En attendant mon tour, je vois le lieutenant-colonel Desplats qui se promène suivi d’un ancien adjudant venu en renfort, Tobie [1], que j’ai connu dans l’active à Sedan. Le colonel se l’est adjoint. Vraiment notre chef de corps à l’air terrible, il me fait tout à fait l’air, avec sa petite taille et sa face grimaçante, d’un roquet rageur. Il est craint certes ; on croit sentir autour de soi une atmosphère de terreur. Tout le monde le salue, chacun file, et on sent que ceux qui osent rester à leur poste se sentent bien à leur place et dans leur droit.

Je profite de l’attente pour aller voir la liaison. Je la trouve dans une maison située dans une petite rue près de l’église. La pièce est assez spacieuse, sans aucun luxe. Je vois quelques chaises, deux tables, un foyer. Mes amis écrivent : ils sont tués par la besogne, écrire, écrire sans cesse ; certes, à en juger par les multiples et longues notes que mes agents de liaison m’apportent… Gallois se plaint qu’il était harcelé par le colonel qui le rend responsable d’un tas de choses, corvées, nettoyage du cantonnement, heures d’exercices, de réveil, d’extinction des feux, de relève du poste de police, de la transmission des ordres etc. etc.…

Mon pauvre camarade en est malade. Je vois avec eux de nouvelles têtes ; un soldat qui sert de secrétaire au capitaine Sénéchal, Gilson ; un dessinateur. Enfin la liaison devient un état-major sérieux. – Lui, c’est le bureau. – Je vais dans une autre maison où je trouve Gauthier au milieu de ses plats, heureux de me revoir : il m’offre du café.

Je me sauve chez l’officier de détail, et arrive bien à temps, car j’attends encore. Il est 4 heures : j’ai échappé du coup à la revue du capitaine.

Je touche quantité de sabots, galoches, chaussons.
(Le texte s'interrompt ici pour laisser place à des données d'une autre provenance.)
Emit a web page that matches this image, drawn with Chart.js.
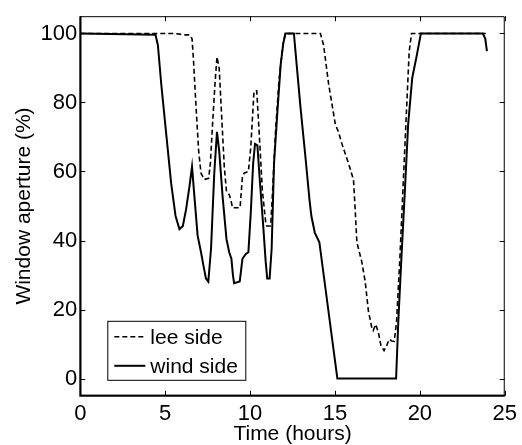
<!DOCTYPE html>
<html>
<head>
<meta charset="utf-8">
<script src="https://cdn.jsdelivr.net/npm/chart.js@4/dist/chart.umd.min.js"></script>
<style>
html,body{margin:0;padding:0;background:#fff;}
#wrap{width:522px;height:445px;}
</style>
</head>
<body>
<div id="wrap"><canvas id="c" width="522" height="445"></canvas></div>
<script>
// ---- data ----
const windT = [0,4.43,4.57,4.77,5.06,5.35,5.61,5.84,6.04,6.23,6.43,6.58,6.72,6.91,7.11,7.25,7.4,7.54,7.7,7.89,8.05,8.18,8.38,8.61,8.77,8.9,8.99,9.06,9.39,9.55,9.75,9.9,10.04,10.18,10.29,10.43,10.57,10.76,10.92,11.01,11.15,11.27,11.41,11.6,11.8,11.95,12.08,12.58,12.71,12.97,13.26,13.5,13.61,13.81,14.08,15.14,18.6,18.73,18.92,19.12,19.31,19.55,19.8,20.06,23.71,23.85,23.95];
const windV = [100,99.6,96.6,85.2,70.9,56.6,47.1,43.3,44.2,49,55.7,61.4,52.8,41.4,36.6,32.8,29,28.1,37.6,59.5,71.5,66,52.8,40.4,36.6,34.7,30,27.6,28.1,34.7,36.1,36.6,48,62.3,68,67.6,57.6,45.2,33.8,29,29,37.6,62.3,76.6,90.9,97,100,100,92.8,78.5,64.2,51.8,47.1,42.3,39.5,0,0,16.6,35.7,54.7,73.7,87.1,93.2,100,100,98.5,94.9];

const leeT = [0,5.5,6.2,6.43,6.58,6.66,6.82,6.97,7.11,7.3,7.56,7.66,7.79,7.93,8.05,8.18,8.34,8.48,8.61,8.77,8.87,8.96,9.41,9.55,9.65,9.9,10.04,10.23,10.39,10.53,10.72,10.92,10.98,11.21,11.31,11.5,11.7,11.8,11.95,12.08,14.14,14.33,14.63,15.02,15.21,15.41,15.8,16.09,16.19,16.29,16.58,16.78,16.97,17.17,17.25,17.4,17.56,17.71,17.89,18.04,18.2,18.34,18.49,18.63,18.83,19.02,19.22,19.37,19.51,23.88];
const leeV = [100,100,99.6,99.6,98.5,92.8,78.5,66,59.5,57.7,58,62.3,73.7,85.2,93.2,89.9,74.7,61.4,54.2,53.3,51.8,49.5,49.5,58.5,59.5,60,67,83.2,83.4,71.8,54.7,45.2,44.2,44.2,52.8,71.8,86.1,90.9,97,100,100,96.6,85.2,73.7,71.4,68,62.3,57.6,49,39.5,33.8,28.1,19.5,14.7,13.9,15.7,13.3,9.5,8.1,9.5,11.4,10.9,10.8,16.6,35.7,56.6,78.5,94.7,100,100];

const xTicks = [0,5,10,15,20,25];
const yTicks = [0,20,40,60,80,100];
const seriesNames = ['lee side','wind side'];
const axisTitles = {x:'Time (hours)', y:'Window aperture (%)'};

const FONT = 'Liberation Sans, Arial, Helvetica, sans-serif';
const toXY = (t,v) => t.map((x,i)=>({x:x,y:v[i]}));

// inward ticks, full box
const boxTicks = {
  id:'boxTicks',
  afterDraw(chart){
    const {ctx, chartArea:a, scales:{x,y}} = chart;
    ctx.save();
    ctx.strokeStyle='#000'; ctx.lineWidth=1;
    ctx.beginPath();
    ctx.rect(a.left+0.5, a.top+0.5, a.right-a.left-1, a.bottom-a.top-1);
    const L=5;
    x.ticks.forEach(t=>{
      const px=Math.round(x.getPixelForValue(t.value))+0.5;
      ctx.moveTo(px,a.bottom); ctx.lineTo(px,a.bottom-L);
      ctx.moveTo(px,a.top); ctx.lineTo(px,a.top+L);
    });
    y.ticks.forEach(t=>{
      const py=Math.round(y.getPixelForValue(t.value))+0.5;
      ctx.moveTo(a.left,py); ctx.lineTo(a.left+L,py);
      ctx.moveTo(a.right,py); ctx.lineTo(a.right-L,py);
    });
    ctx.stroke();
    ctx.lineWidth=2;
    ctx.beginPath();
    ctx.moveTo(a.left, a.top); ctx.lineTo(a.left, a.bottom); ctx.lineTo(a.right, a.bottom);
    ctx.stroke();
    ctx.restore();
  }
};

// legend inside lower-left corner
const boxLegend = {
  id:'boxLegend',
  afterDraw(chart){
    const {ctx, chartArea:a} = chart;
    const bx=a.left+27, bw=138, bh=59, by=a.bottom-16-bh;
    ctx.save();
    ctx.fillStyle='#fff';
    ctx.fillRect(bx,by,bw,bh);
    ctx.strokeStyle='#000'; ctx.lineWidth=1;
    ctx.strokeRect(bx+0.5,by+0.5,bw,bh);
    ctx.font='21px '+FONT;
    ctx.textBaseline='middle';
    ctx.fillStyle='#000';
    chart.data.datasets.forEach((ds,i)=>{
      const yy = by+16+i*29;
      ctx.beginPath();
      ctx.setLineDash(ds.borderDash||[]);
      ctx.lineWidth=ds.borderWidth;
      ctx.strokeStyle=ds.borderColor;
      ctx.moveTo(bx+7,yy); ctx.lineTo(bx+38,yy);
      ctx.stroke();
      ctx.setLineDash([]);
      ctx.fillText(ds.label, bx+43, yy+1);
    });
    ctx.restore();
  }
};

new Chart(document.getElementById('c'), {
  type:'line',
  data:{
    datasets:[
      {label:seriesNames[0], data:toXY(leeT,leeV), borderColor:'#000', borderWidth:1.6, borderDash:[5,3], pointRadius:0, tension:0, fill:false},
      {label:seriesNames[1], data:toXY(windT,windV), borderColor:'#000', borderWidth:2, pointRadius:0, tension:0, fill:false}
    ]
  },
  options:{
    responsive:false,
    animation:false,
    devicePixelRatio:1,
    layout:{padding:{top:10.5,right:15,left:0,bottom:0}},
    plugins:{legend:{display:false}, tooltip:{enabled:false}},
    scales:{
      x:{
        type:'linear', min:0, max:25,
        afterBuildTicks(s){ s.ticks = xTicks.map(v=>({value:v})); },
        afterFit(s){ s.height = 49.2; },
        grid:{display:false, drawTicks:false, tickLength:0},
        border:{display:true, color:'#000', width:1},
        ticks:{color:'#000', padding:5, maxRotation:0, font:{family:FONT, size:22}},
        title:{display:true, text:axisTitles.x, color:'#000', padding:{top:0,bottom:-2}, font:{family:FONT, size:21}}
      },
      y:{
        type:'linear', min:-5, max:105,
        afterBuildTicks(s){ s.ticks = yTicks.map(v=>({value:v})); },
        afterFit(s){ s.width = 80.3; },
        grid:{display:false, drawTicks:false, tickLength:0},
        border:{display:true, color:'#000', width:1},
        ticks:{color:'#000', padding:3, font:{family:FONT, size:22}},
        title:{display:true, text:axisTitles.y, color:'#000', padding:{top:12,bottom:0}, font:{family:FONT, size:21}}
      }
    }
  },
  plugins:[boxTicks, boxLegend]
});
</script>
</body>
</html>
J’embarque tout cela avec quelques brodequins et quelques lanternes d’escouade. Je rentre à Charmontois-le-Roi et déverse le tout dans le magasin : Jaquinot y mettra ordre.

Je vois au bureau en rentrant Delbarre, caporal d’ordinaire. Le brave garçon travaille Lannoy pour qu’on tue un cochon. Le sergent-major se charge de le demander au capitaine. Nous filons bientôt dire bonsoir à nos amis les gendarmes. Toujours bien reçus dans les cuisines où nous passons les moments les plus agréables de la journée.

Nous prenons en famille notre repas à 7 heures. À 9 heures au lit ! Quel bon lit et quelles bonnes nuits ! Mon rhume est à présent complètement disparu.


 [1] Tobie ? : Réserve ici sur le nom de cet adjudant, le texte étant ici peu lisible.
InconnuLe 1er mars, le nom est cette fois plus lisible, il s’agit bien de Tobie.